Italy on tenterhooks ahead of talks with crisis-hit Fiat

Italians waited with bated breath on Saturday for talks between Prime Minister Mario Monti and Fiat boss Sergio Marchionne on the future of a troubled auto giant that once symbolised Italy's boom.

Marchionne has repeatedly warned he may be forced to shut down one of Fiat's five massive Italian plants, which are all producing way below capacity because of a slump in European car sales that has hit Italy particularly hard.

The subject is an emotive one in Italy -- where Fiat is the biggest employer in the private sector and the company's 113-year history is closely bound up with the ups and downs of the Italian economy and the trade union movement.

Marchionne laid out his cards on Friday, saying he hoped the Italian government had taken note that Fiat's recent successes in Brazil had been helped by "financing and tax breaks" given to auto sector investors there.

Fiat's Brazilian plant in Pernambuco, he said, had received "up to 85 percent financing on a total investment of 2.3 billion euros ($3.0 billion)."

"We know very well that, considering the current European rules, similar financing conditions are impossible within the European Union," he added.

"Fiat's last operation of this kind in Italy was in the early 1990s."

A report in La Repubblica daily said Fiat could unveil a programme of early retirements and reduced hours and a plan to allow production at its Italian plants by other auto companies to stave off outright factory closures.

The most recent controversy over Fiat was unleashed when the company last week said it was dropping a strategic plan it had announced in 2010 to invest 20 billion euros and produce 1.4 million cars in Italy by 2014.

Fiat said it could no longer meet the targets because the economic crisis has brought car sales in Italy back down to their level 40 years ago.

Marchionne said this week that he wanted Fiat to have a presence in Italy but gave few details on the future of the company's plants.

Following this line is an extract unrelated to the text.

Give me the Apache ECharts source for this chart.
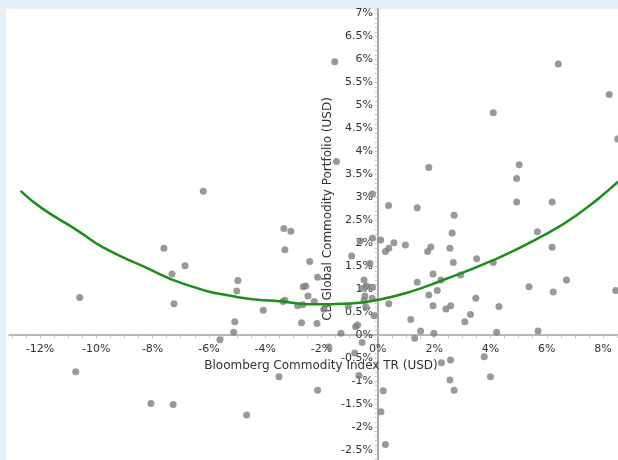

Trade unions have been clamouring for the government to step in.

The controversy comes at a particularly tough time for Monti who is already in sensitive negotiations with trade unions as unemployment increases and the end of a punishing recession is still not visible on the horizon.

Marchionne, who is also the chief executive of Chrysler which Fiat is now merging with, is a hugely divisive figure in Italy.

Supporters laud his managerial quality but his many critics accuse him of "ingratitude" towards Italy and a high-handed attitude.

"Fiat is about to announce to closure of its Italian plants and a departure from this country... after more than a century of history," Curzio Maltese, a columnist for the La Repubblica daily, wrote on Friday.

"This is the final act," he said, claiming that Marchionne "could not wait for a chance to cut the last ties with his homeland."

"This means that in the eyes of the whole world, Italy is no longer a place to invest," he said.

A report in Il Sole 24 Ore business daily even said the future headquarters of the merged Fiat-Chrysler group may not be in Italy.